In my talk for the RA135 class, I argued in favor of revising the Matrix to make it more poststructuralist and discursive. I held that the Matrix appears to be based on an objective assessment of threats, but that it would benefit from taking a turn towards a discursive conceptualization. The distinction between an objective and a subjective conceptualization of security goes back to Arnold Wolfer’s classical article “National Security as an Ambiguous Symbol” and it points to the importance of threats to acquired values, but also to (subjective) fears that such values be attacked. The importance of subjective elements has been theorized using the concepts of beliefs and perceptions, yet these perspectives keep in place an objective conceptualization insofar as they see the subjective as interfering with or distorting an objective assessment. Hence for instance the concern with ‘misperceptions’.

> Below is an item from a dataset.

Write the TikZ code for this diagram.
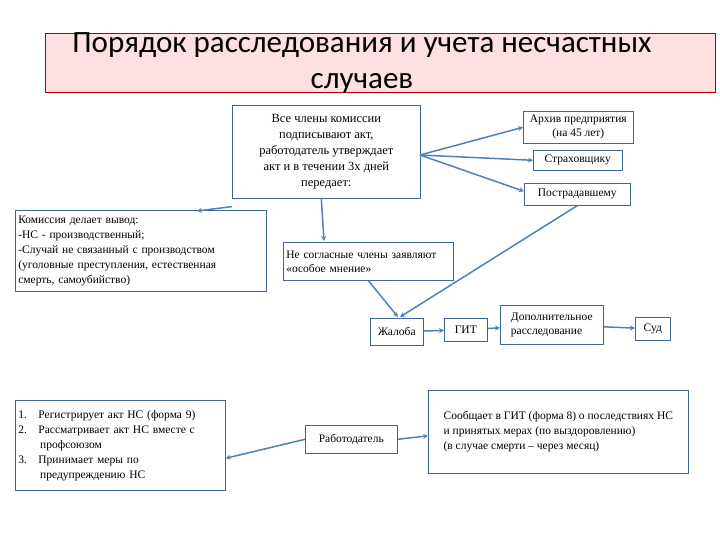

Discursive conceptualizations break with the objective-subjective distinction by arguing that there is no objective definition of (in)security, but rather that ‘security’ should be understood as a speech act. Using ‘security’ is, in the words of Ole Wæver and the Copenhagen School, to securitize an issue, that is, to construct it as being of such importance to ‘our’ survival that radical measures are called for. ‘Security’ thus refers to the political modality of threat and dangers, not to an objective level of threats. A discursive conception of security differs from a subjective one, in that it does not see ‘words of security’ as (mis)perceptions interfering with what is objectively security. It is a social and a political conception of security, in that it points to how security is constituted in language, and how securitizing actors articulate threats and dangers in the attempt to have these accepted by their relevant audiences.

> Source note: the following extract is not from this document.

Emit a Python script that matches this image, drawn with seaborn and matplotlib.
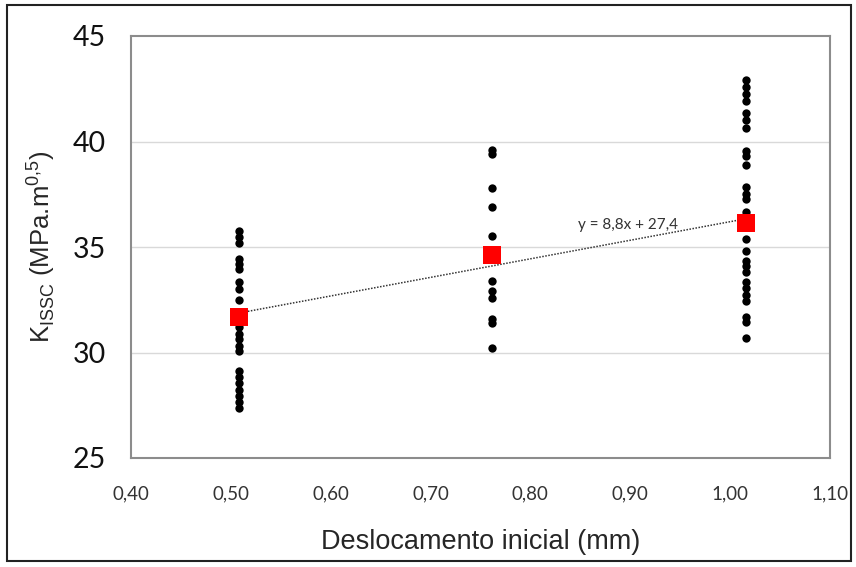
import numpy as np
import pandas as pd
import matplotlib
matplotlib.use("Agg")
import matplotlib.pyplot as plt
import seaborn as sns
from matplotlib.patches import Rectangle

# ---- data ----
x_positions = [0.508, 0.762, 1.016]
kissc_050 = [35.76, 35.48, 35.19, 34.43, 34.19, 33.95, 33.33, 33.0, 32.48, 31.8,
             31.48, 31.19, 30.9, 30.62, 30.33, 30.05, 29.1, 28.86, 28.57, 28.24,
             27.95, 27.67, 27.38]
kissc_076 = [39.6, 39.4, 37.8, 36.9, 35.5, 33.4, 32.9, 32.6, 31.6, 31.4, 30.2]
kissc_102 = [42.9, 42.57, 42.24, 41.9, 41.33, 41.0, 40.62, 39.57, 39.29, 38.9,
             37.86, 37.52, 37.29, 36.67, 35.38, 34.81, 34.33, 34.1, 33.81, 33.33,
             33.05, 32.71, 32.43, 31.67, 31.43, 30.71]
mean_values = [31.7, 34.6, 36.15]
trend_slope = 8.8
trend_intercept = 27.4
trend_label = "y = 8,8x + 27,4"
x_ticks = [0.40, 0.50, 0.60, 0.70, 0.80, 0.90, 1.00, 1.10]
x_ticklabels = ["0,40", "0,50", "0,60", "0,70", "0,80", "0,90", "1,00", "1,10"]
y_ticks = [25, 30, 35, 40, 45]

groups = [kissc_050, kissc_076, kissc_102]
pts = pd.DataFrame({
    "x": np.concatenate([[xp] * len(g) for xp, g in zip(x_positions, groups)]),
    "y": np.concatenate(groups),
})
means = pd.DataFrame({"x": x_positions, "y": mean_values})
xt = np.array([x_positions[0], x_positions[-1]])
trend = pd.DataFrame({"x": xt, "y": trend_slope * xt + trend_intercept})

sns.set_theme(style="white")
plt.rcParams["font.family"] = ["Liberation Sans", "DejaVu Sans"]

W, H = 856, 567
fig = plt.figure(figsize=(W / 100, H / 100), dpi=100)
ax = fig.add_axes([131 / W, 1 - 458 / H, (830 - 131) / W, (458 - 36) / H])

# outer border
fig.patches.append(Rectangle((7 / W, 1 - 561 / H), (851 - 7) / W, (561 - 5) / H,
                             transform=fig.transFigure, fill=False,
                             edgecolor="#222222", linewidth=1.5))

for yv in [30, 35, 40]:
    ax.axhline(yv, color="#d9d9d9", linewidth=1.0, zorder=0)

sns.lineplot(data=trend, x="x", y="y", ax=ax, color="#333333",
             linestyle=(0, (1, 1)), linewidth=1.1, zorder=2)
sns.scatterplot(data=pts, x="x", y="y", ax=ax, color="black", marker="o",
                s=36, linewidth=0, zorder=3)
sns.scatterplot(data=means, x="x", y="y", ax=ax, color="#ff0000", marker="s",
                s=150, linewidth=0, zorder=4)

ax.text(0.848, 36.05, trend_label, fontsize=11, family=["Lato", "DejaVu Sans"],
        color="#333333", ha="left", va="center")

ax.set_xlim(0.40, 1.10)
ax.set_ylim(25, 45)
ax.set_xticks(x_ticks)
ax.set_xticklabels(x_ticklabels, fontsize=13.5, color="#333333",
                   family=["Lato", "DejaVu Sans"])
ax.set_yticks(y_ticks)
ax.set_yticklabels([str(v) for v in y_ticks], fontsize=20.5, color="#111111",
                   family=["Lato", "DejaVu Sans"])
ax.tick_params(axis="x", length=0, pad=20)
ax.tick_params(axis="y", length=0, pad=18)

ax.set_xlabel("Deslocamento inicial (mm)", fontsize=19.5, labelpad=19)
ax.set_ylabel(r"K$_{\mathregular{ISSC}}$ (MPa.m$^{\mathregular{0{,}5}}$)",
              fontsize=18.5, labelpad=11)

for sp in ax.spines.values():
    sp.set_color("#8c8c8c")
    sp.set_linewidth(1.5)

fig.savefig("out.png", dpi=100)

Coming from a Poststructuralist perspective, I would be in favor of pushing the speech act approach of the Copenhagen School in a more Foucaultian direction. I would argue that in addition to seeing security as the construction of a particular political logic, it should be noted that constructions of threat always imply the delineation of Self/Selves and Other(s). To argue that something or someone is threatening is to constitute a ‘who’, who is threatened, and to constitute a set of subjects who are part of forming – or countering – this threat. This implies that the construction of political subjects (naming the relevant subjects and deciding on their identity) is indeed as, if not more, important than whether there is a threat or not. Thus the question isn’t whether ‘terrorism’ is a threat or not, but how the ‘terrorist subject’ is formed, how certain activities are defined as ‘terrorist’, and what the use of the ‘terrorist’ terms does to provide ‘Us’ with the rights to fight ‘terrorism’.

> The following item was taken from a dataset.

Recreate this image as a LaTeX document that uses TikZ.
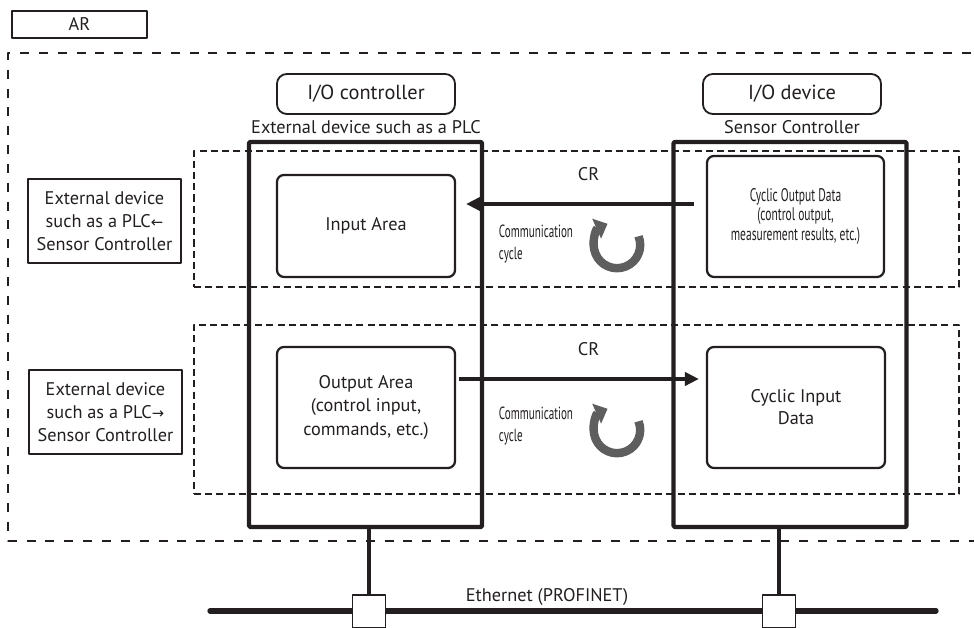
\documentclass[tikz,border=0pt]{standalone}
\usepackage{fontspec}
\setmainfont{PT Sans}
\newfontfamily\narrowfont[FakeStretch=0.63]{PT Sans}
\newfontfamily\arrowfont{DejaVu Sans}
\usepackage{tikz}
\usetikzlibrary{arrows.meta}
\definecolor{ink}{HTML}{231F20}
\definecolor{cyclegray}{HTML}{5E5E5E}

\begin{document}
\begin{tikzpicture}[x=0.025cm, y=0.025cm, line join=round, draw=ink,
  every node/.style={text=ink, font=\fontsize{13}{16.6}\selectfont},
  tag/.style={draw, line width=1.4pt, minimum width=3.375cm, minimum height=0.675cm, inner sep=0pt},
  role/.style={draw, line width=1.3pt, rounded corners=7pt, minimum width=4.45cm, minimum height=1.0cm, font=\fontsize{14.5}{17}\selectfont},
  side/.style={draw, line width=1.4pt, minimum width=3.8cm, minimum height=2.1cm, align=center, inner sep=1pt},
  unit/.style={draw, line width=3.1pt, rounded corners=1pt, minimum width=5.825cm, minimum height=9.625cm},
  zone/.style={draw, line width=1.8pt, dash pattern=on 5pt off 3pt, minimum width=19.125cm},
  area/.style={draw, fill=white, line width=1.6pt, rounded corners=5pt, minimum width=4.45cm, align=center},
  flow/.style={line width=2.3pt, -{Triangle[length=10pt, width=9.5pt]}},
  turn/.style={draw=cyclegray, line width=6pt, -{Triangle[length=8.5pt, width=15pt]}},
  slim/.style={font=\narrowfont\fontsize{12.5}{15.6}\selectfont, align=left},
  port/.style={draw, fill=white, line width=1.3pt, minimum size=0.825cm, inner sep=0pt}]
\useasboundingbox (0,0) rectangle (974,628);

\node[tag] (ar) at (79.5,603.5) {AR};
\draw[line width=1.7pt, dash pattern=on 6.4pt off 7pt] (990,575) -- (8,575) -- (8,87) -- (990,87);

\node[zone, minimum height=3.4cm] (zin) at (576.5,409) {};
\node[zone, minimum height=4.225cm] (zout) at (576.5,218.5) {};

\node[unit] (ctrl) at (365.5,293.5) {};
\node[unit] (dev) at (790,293.5) {};

\node[role] (ctrlrole) at (366,534) {I/O controller};
\node[role] (devrole) at (792,534) {I/O device};
\node (ctrlname) at (366,501) {External device such as a PLC};
\node (devname) at (792,501) {Sensor Controller};

\node[area, minimum height=2.55cm] (inarea) at (366,402) {Input Area};
\node[area, minimum height=3.025cm] (outarea) at (366,220.5) {Output Area\\(control input,\\commands, etc.)};
\node[area, minimum width=4.425cm, minimum height=3.025cm, font=\narrowfont\fontsize{13}{13.9}\selectfont] (cout) at (795.5,411.5) {Cyclic Output Data\\(control output,\\measurement results, etc.)};
\node[area, minimum width=4.45cm, minimum height=3.025cm, font=\fontsize{13}{15.6}\selectfont] (cin) at (796,220.5) {Cyclic Input\\Data};

\node[side] (rxlabel) at (104.5,407) {External device\\such as a PLC{\arrowfont\fontsize{10.5}{10}\selectfont ←}\\Sensor Controller};
\node[side] (txlabel) at (105.5,216) {External device\\such as a PLC{\arrowfont\fontsize{10.5}{10}\selectfont →}\\Sensor Controller};

\draw[flow, shorten <=0.3cm, shorten >=0.25cm] ([yshift=0.3125cm]cout.west) -- ([yshift=0.3125cm]cout.west -| inarea.east) node[pos=0.47, above=0.42cm] (cr1) {CR};
\draw[flow, shorten <=0.075cm, shorten >=0.175cm] ([yshift=0.7125cm]outarea.east) -- ([yshift=0.7125cm]outarea.east -| cin.west) node[pos=0.53, above=0.42cm] (cr2) {CR};

\node[slim, anchor=west] (cyctext1) at (494,384) {Communication\\cycle};
\node[slim, anchor=west] (cyctext2) at (494,201.5) {Communication\\cycle};
\coordinate (cyc1) at (617,383);
\coordinate (cyc2) at (617,198);
\draw[turn] ([shift={(22:0.58cm)}]cyc1) arc[start angle=22, end angle=-246, radius=0.58cm];
\draw[turn] ([shift={(22:0.58cm)}]cyc2) arc[start angle=22, end angle=-246, radius=0.58cm];

\coordinate (ethL) at (210,17);
\coordinate (ethR) at (936,17);
\draw[line width=3.8pt, line cap=round] (ethL) -- (ethR);
\node (eth) at (547,31) {Ethernet (PROFINET)};
\node[port] (ctrlport) at (369,16.5) {};
\node[port] (devport) at (779,16.5) {};
\draw[line width=2.3pt] (ctrlport.north) -- (ctrlport.north |- ctrl.south);
\draw[line width=2.3pt] (devport.north) -- (devport.north |- dev.south);
\end{tikzpicture}
\end{document}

The consequences of taking a discursive approach to The Matrix would be at least two-fold. First, it would imply asking what important securitizing actors (at national, regional and global levels) constitute as threats (one should note that securitizing actors might usually be top-politicians or international institutions, such as NATO or the European Union. Securitizing actors are in other words often individuals. This however is not to say there is an individual concept of security, since what securitizing actors securitize is in most cases threats to national, global, or regional security. Individuals are rarely referent objects of security.) Second, it would also involve analyzing what Others and Selves (what political subjects) are constructed in discourses of threat and insecurity. This in turn would call for more work on the relationship between ‘the human’ and ‘the state’, including how non-state subjectivities as collectivities rather than atomistic ‘humans’ could be drawn in.